Countless businesses, public and private, around the nation have failed in our time, whether being swallowed up by bigger firms, restructuring, undergoing massive downsizing, or even meeting their ultimate demise because of poor business practices, corruption, or simply being in the wrong place at the wrong time. What makes AIG any different? Without exception, these failures drive innovation, give opportunity to those who can do better, and make our economy more competitive.



Since September, we have fallen victim as a nation to alarmist rhetoric that tells us that there is no other option than to continue to subsidize failed corporations rather than watch the market run its course, even ignoring options like Chapter 11 designed to soften the impact of failure and help companies get back on their feet by addressing the problems that got them there. Why are we surprised, then, that AIG is... paying their employees? Not to mention the fact that the Washington Post reports that the credit default swap crew is long gone, leaving people who had nothing to with the mess What did we think would happen? Like most things, it's a lot more complicated than it looks at surface level. The real lesson is that, by leaving AIG alone, we could have avoided even the pretense of wasting taxpayer money and leave them to spending shareholder money, the way that private business is supposed to work.

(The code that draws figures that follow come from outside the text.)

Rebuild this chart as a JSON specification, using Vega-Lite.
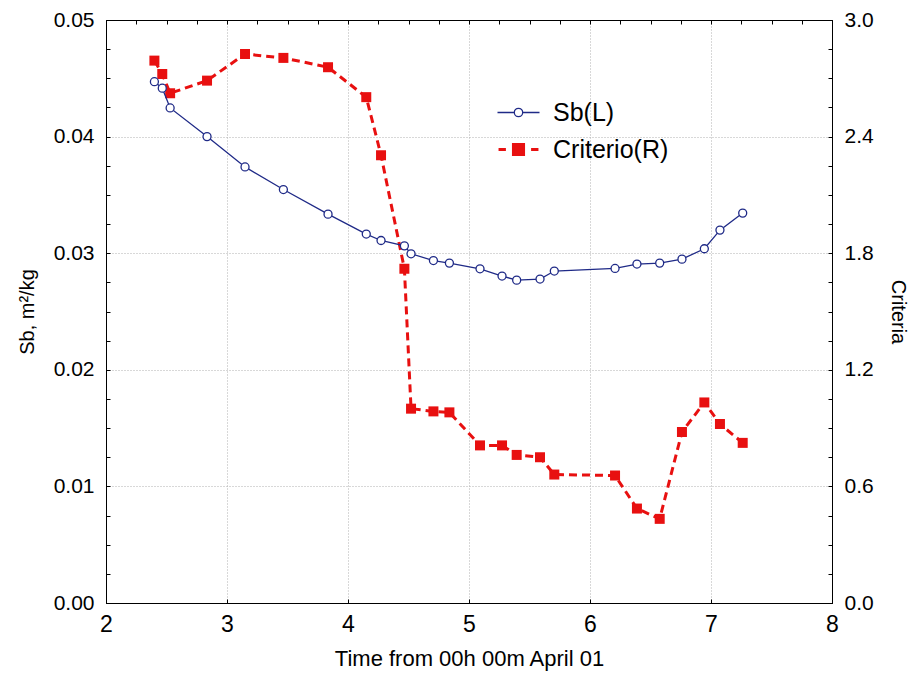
{
  "$schema": "https://vega.github.io/schema/vega-lite/v6.json",
  "width": 726,
  "height": 583,
  "autosize": "none",
  "padding": {"left": 106, "top": 20, "right": 78, "bottom": 72},
  "background": "white",
  "config": {
    "font": "Liberation Sans",
    "view": {"stroke": "black", "strokeWidth": 1},
    "axis": {
      "labelFont": "Liberation Sans",
      "titleFont": "Liberation Sans",
      "labelColor": "black",
      "titleColor": "black",
      "titleFontWeight": "normal",
      "domainColor": "black",
      "tickColor": "black",
      "tickSize": -4,
      "labelOverlap": false,
      "labelFlush": false
    }
  },
  "data": {
    "values": [
      {"t": 2.40, "sb": 0.04471, "crit": 2.791},
      {"t": 2.465, "sb": 0.04415, "crit": 2.722},
      {"t": 2.53, "sb": 0.04246, "crit": 2.623},
      {"t": 2.835, "sb": 0.0400, "crit": 2.688},
      {"t": 3.149, "sb": 0.0374, "crit": 2.825},
      {"t": 3.466, "sb": 0.03546, "crit": 2.805},
      {"t": 3.835, "sb": 0.03335, "crit": 2.757},
      {"t": 4.151, "sb": 0.03164, "crit": 2.603},
      {"t": 4.273, "sb": 0.03109, "crit": 2.304},
      {"t": 4.466, "sb": 0.03063, "crit": 1.720},
      {"t": 4.521, "sb": 0.02995, "crit": 1.000},
      {"t": 4.706, "sb": 0.02937, "crit": 0.986},
      {"t": 4.838, "sb": 0.02915, "crit": 0.981},
      {"t": 5.091, "sb": 0.02866, "crit": 0.811},
      {"t": 5.273, "sb": 0.02804, "crit": 0.811},
      {"t": 5.394, "sb": 0.02769, "crit": 0.762},
      {"t": 5.587, "sb": 0.02778, "crit": 0.750},
      {"t": 5.705, "sb": 0.02847, "crit": 0.661},
      {"t": 6.207, "sb": 0.02869, "crit": 0.656},
      {"t": 6.388, "sb": 0.02907, "crit": 0.486},
      {"t": 6.576, "sb": 0.02915, "crit": 0.433},
      {"t": 6.76, "sb": 0.02949, "crit": 0.880},
      {"t": 6.945, "sb": 0.03038, "crit": 1.032},
      {"t": 7.074, "sb": 0.03198, "crit": 0.921},
      {"t": 7.262, "sb": 0.03344, "crit": 0.824}
    ]
  },
  "layer": [
    {
      "encoding": {
        "x": {
          "field": "t",
          "type": "quantitative",
          "scale": {"domain": [2, 8], "nice": false, "zero": false},
          "axis": {
            "orient": "top",
            "values": [2, 2.25, 2.5, 2.75, 3, 3.25, 3.5, 3.75, 4, 4.25, 4.5, 4.75, 5, 5.25, 5.5, 5.75, 6, 6.25, 6.5, 6.75, 7, 7.25, 7.5, 7.75, 8],
            "labels": false,
            "title": null,
            "grid": false
          }
        },
        "y": {
          "field": "crit",
          "type": "quantitative",
          "scale": {"domain": [0, 3], "nice": false, "zero": false},
          "axis": {
            "orient": "right",
            "title": "Criteria",
            "titleFontSize": 20,
            "titlePadding": 14,
            "labelFontSize": 21,
            "labelPadding": 16,
            "values": [0, 0.15, 0.3, 0.45, 0.6, 0.75, 0.9, 1.05, 1.2, 1.35, 1.5, 1.65, 1.8, 1.95, 2.1, 2.25, 2.4, 2.55, 2.7, 2.85, 3.0],
            "format": ".1f",
            "labelExpr": "abs(datum.value / 0.6 - round(datum.value / 0.6)) < 1e-6 ? datum.label : ''",
            "grid": false
          }
        }
      },
      "layer": [
        {
          "mark": {"type": "line", "strokeWidth": 3, "strokeDash": [8, 5]},
          "encoding": {
            "color": {
              "datum": "Criterio(R)",
              "type": "nominal",
              "scale": {"domain": ["Sb(L)", "Criterio(R)"], "range": ["#1f2a87", "#e81010"]}
            }
          }
        },
        {
          "mark": {"type": "point", "shape": "square", "filled": true, "size": 100, "color": "#e81010", "opacity": 1}
        }
      ]
    },
    {
      "encoding": {
        "x": {
          "field": "t",
          "type": "quantitative",
          "scale": {"domain": [2, 8], "nice": false, "zero": false},
          "axis": {
            "orient": "bottom",
            "values": [2, 2.25, 2.5, 2.75, 3, 3.25, 3.5, 3.75, 4, 4.25, 4.5, 4.75, 5, 5.25, 5.5, 5.75, 6, 6.25, 6.5, 6.75, 7, 7.25, 7.5, 7.75, 8],
            "format": "d",
            "labelExpr": "datum.value % 1 === 0 ? datum.label : ''",
            "title": "Time from 00h 00m April 01",
            "titleFontSize": 22,
            "titlePadding": 12,
            "labelFontSize": 23,
            "labelPadding": 14,
            "grid": true,
            "gridColor": "#b0b0b0",
            "gridDash": [1, 2],
            "gridOpacity": {"condition": {"test": "datum.value % 1 === 0 && datum.value > 2 && datum.value < 8", "value": 1}, "value": 0}
          }
        },
        "y": {
          "field": "sb",
          "type": "quantitative",
          "scale": {"domain": [0, 0.05], "nice": false, "zero": false},
          "axis": {
            "orient": "left",
            "title": "Sb, m²/kg",
            "titleFontSize": 20,
            "titlePadding": 16,
            "labelFontSize": 21,
            "labelPadding": 16,
            "values": [0, 0.0025, 0.005, 0.0075, 0.01, 0.0125, 0.015, 0.0175, 0.02, 0.0225, 0.025, 0.0275, 0.03, 0.0325, 0.035, 0.0375, 0.04, 0.0425, 0.045, 0.0475, 0.05],
            "format": ".2f",
            "labelExpr": "abs(datum.value * 100 - round(datum.value * 100)) < 1e-6 ? datum.label : ''",
            "grid": true,
            "gridColor": "#b0b0b0",
            "gridDash": [1, 2],
            "gridOpacity": {"condition": {"test": "abs(datum.value * 100 - round(datum.value * 100)) < 1e-6 && datum.value > 0.001 && datum.value < 0.049", "value": 1}, "value": 0}
          }
        }
      },
      "layer": [
        {
          "mark": {"type": "line", "strokeWidth": 1.3},
          "encoding": {
            "color": {
              "datum": "Sb(L)",
              "type": "nominal",
              "legend": {
                "orient": "none",
                "legendX": 400,
                "legendY": 80,
                "title": null,
                "labelFontSize": 25,
                "labelFont": "Liberation Sans",
                "labelColor": "black",
                "symbolSize": 1764,
                "labelOffset": 22,
                "rowPadding": 11,
                "encode": {
                  "symbols": {
                    "update": {
                      "shape": {"signal": "datum.value === 'Sb(L)' ? 'M-1,0L-0.2,0M0.2,0L1,0M-0.2,0A0.2,0.2,0,1,0,0.2,0A0.2,0.2,0,1,0,-0.2,0Z' : 'M-0.95,0L-0.6,0M0.6,0L0.95,0M-0.24,-0.24L0.24,-0.24L0.24,0.24L-0.24,0.24Z'"},
                      "fill": {"signal": "datum.value === 'Sb(L)' ? 'white' : '#e81010'"},
                      "stroke": {"signal": "datum.value === 'Sb(L)' ? '#1f2a87' : '#e81010'"},
                      "strokeWidth": {"signal": "datum.value === 'Sb(L)' ? 1.3 : 3"},
                      "strokeDash": {"value": []},
                      "opacity": {"value": 1},
                      "fillOpacity": {"value": 1},
                      "strokeOpacity": {"value": 1}
                    }
                  }
                }
              }
            }
          }
        },
        {
          "mark": {"type": "point", "shape": "circle", "filled": false, "fill": "white", "stroke": "#1f2a87", "strokeWidth": 1.3, "size": 64, "opacity": 1, "fillOpacity": 1}
        }
      ]
    }
  ],
  "resolve": {"scale": {"y": "independent"}, "axis": {"x": "independent", "y": "independent"}}
}
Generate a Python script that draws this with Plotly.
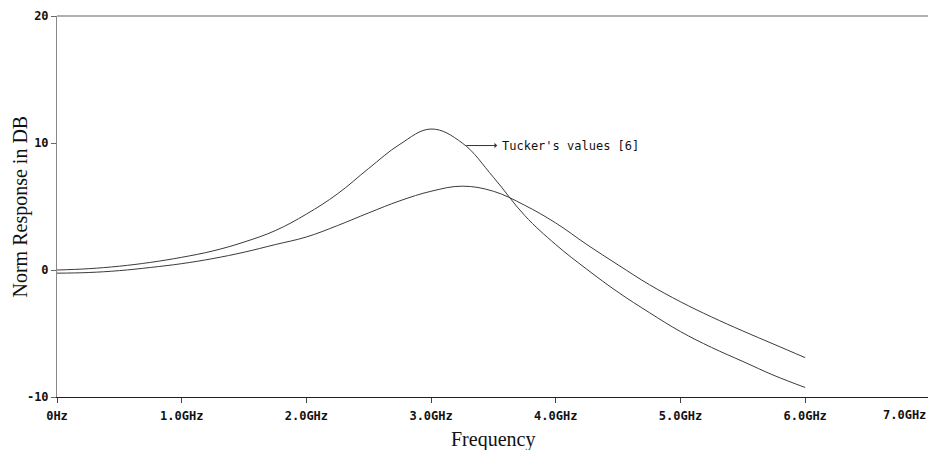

Don't think that this is the end. In the coming months, I predict that we will continue to see the externalities of corporate subsidization and out of control spending, and that it will turn out to be more of a pain in our President's ass than he could have ever predicted. Maybe, it will clue him in to stop the spending.



What is more likely, though, is that the American people will start to realize that they're not getting what they paid for.